Przy całym bogactwie Warhammer Quest razi niewielka różnorodność pól, z których składają się podziemia. Po przejściu kilku lochów kolejne wyglądają łudząco podobnie, mimo że układ generowany jest losowo. Rozczarowuje ograniczona liczba wrogów. Uniwersum Warhammera posiada bogaty bestiariusz, lecz tutaj napotkamy jedynie przerośnięte szczury, nietoperze i pająki oraz orki i snotlingi. Tymczasem nowe podziemia i potwory czekają nas dopiero po zakupieniu dodatku - wielka szkoda.
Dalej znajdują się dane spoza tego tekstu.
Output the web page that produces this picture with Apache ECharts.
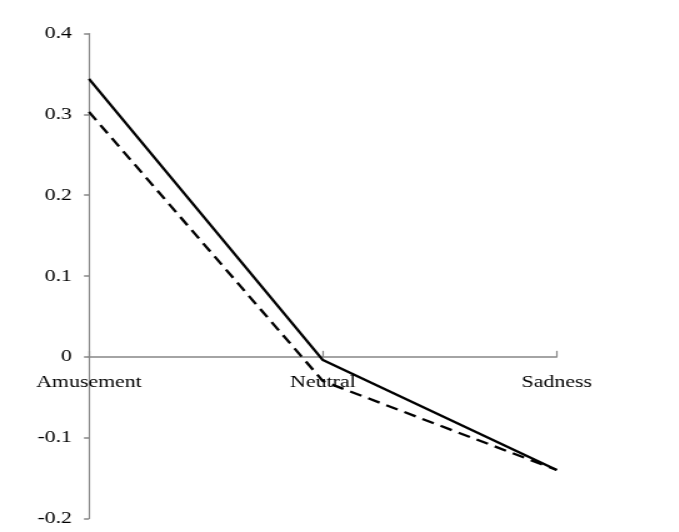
<!DOCTYPE html>
<html><head><meta charset="utf-8">
<script src="https://cdn.jsdelivr.net/npm/echarts@6/dist/echarts.min.js"></script>
<style>html,body{margin:0;padding:0;background:#fff;overflow:hidden}#c{width:543.2px;height:532px;transform:scaleX(1.25);transform-origin:0 0}</style>
</head><body><div id="c"></div>
<script>
var categories = ['Amusement', 'Neutral', 'Sadness'];
var solidValues = [0.344, -0.004, -0.140];
var dashedValues = [0.303, -0.030, -0.140];
var yTicks = { min: -0.2, max: 0.4, interval: 0.1 };

var chart = echarts.init(document.getElementById('c'));
var font = 'Liberation Serif, Times New Roman, serif';
var gridTop = 33.5, gridBottom = 13.5, H = 532;
var plotH = H - gridTop - gridBottom;
var zeroOffset = -plotH * (0 - yTicks.min) / (yTicks.max - yTicks.min);
chart.setOption({
  animation: false,
  grid: { left: 71.2, right: 97.6, top: gridTop, bottom: gridBottom, containLabel: false, outerBoundsMode: 'none' },
  xAxis: {
    type: 'category', data: categories, boundaryGap: false, position: 'bottom', offset: zeroOffset,
    axisLine: { onZero: false, lineStyle: { color: '#868686', width: 1.5 } },
    axisTick: { inside: true, length: 6, lineStyle: { color: '#868686', width: 1.2 } },
    axisLabel: { margin: 17, fontFamily: font, fontSize: 17.5, color: '#000', showMinLabel: true, showMaxLabel: true, interval: 0 },
    splitLine: { show: false }
  },
  yAxis: {
    type: 'value', min: yTicks.min, max: yTicks.max, interval: yTicks.interval,
    axisLine: { show: true, lineStyle: { color: '#868686', width: 1.2 } },
    axisTick: { show: true, length: 4, lineStyle: { color: '#868686', width: 1.5 } },
    axisLabel: { margin: 13.6, fontFamily: font, fontSize: 17.5, color: '#000',
      formatter: function (v) { return String(Math.round(v * 10) / 10); } },
    splitLine: { show: false }
  },
  series: [
    { type: 'line', data: solidValues, symbol: 'none',
      lineStyle: { color: '#000', width: 2.3, type: 'solid' } },
    { type: 'line', data: dashedValues, symbol: 'none',
      lineStyle: { color: '#000', width: 2.3, type: [10, 6] } }
  ]
});
</script></body></html>
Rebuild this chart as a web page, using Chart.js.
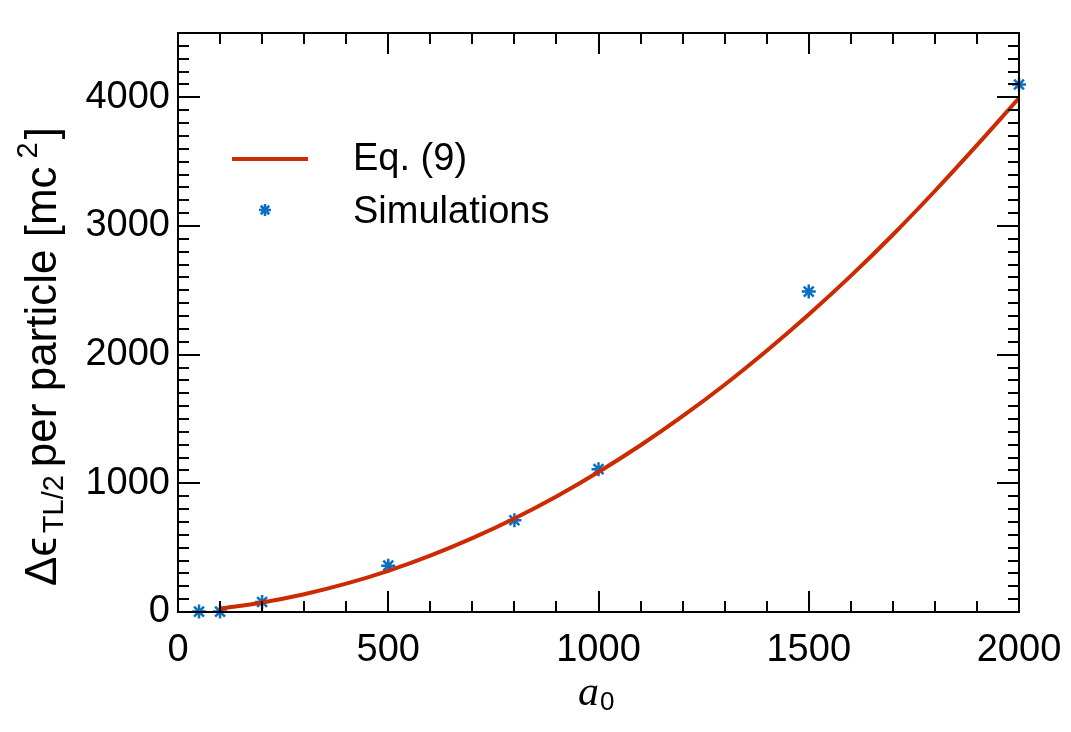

Gra wygląda przyzwoicie, bohaterowie i przeciwnicy są ładnie animowani, a dzięki detalom odróżnimy poszczególne postacie na ekranie. Rzucanym czarom towarzyszą barwne efekty, a krew mordowanych wrogów tryska na bogato zdobioną posadzkę. Autorzy dopracowali również interfejs użytkownika. Obsługa gry, nawet na ekranie smartfona, nie sprawia większych problemów, choć oczywiście tablet oferuje większy komfort. Ciekawie wykorzystano także różne tryby pracy urządzenia. W krajobrazowym przemierzamy lochy. Po przejściu w tryb portretowy, dostajemy się natomiast do inwentarza.
Warhammer Quest okazuje się grą nadzwyczaj udaną. Zapewnia wiele godzin zabawy i zaskakuje dbałością o szczegóły. Warto zwrócić uwagę, że tytuł nie posiada klasycznego zakończenia - po przejściu misji głównych, wciąż możemy wędrować po Starym Świecie, choć do niczego konkretnego to nie prowadzi. Chyba że do kolejnych, drogich dodatków i rozszerzeń, którymi twórcy nieco popsuli bardziej pozytywny odbiór gry.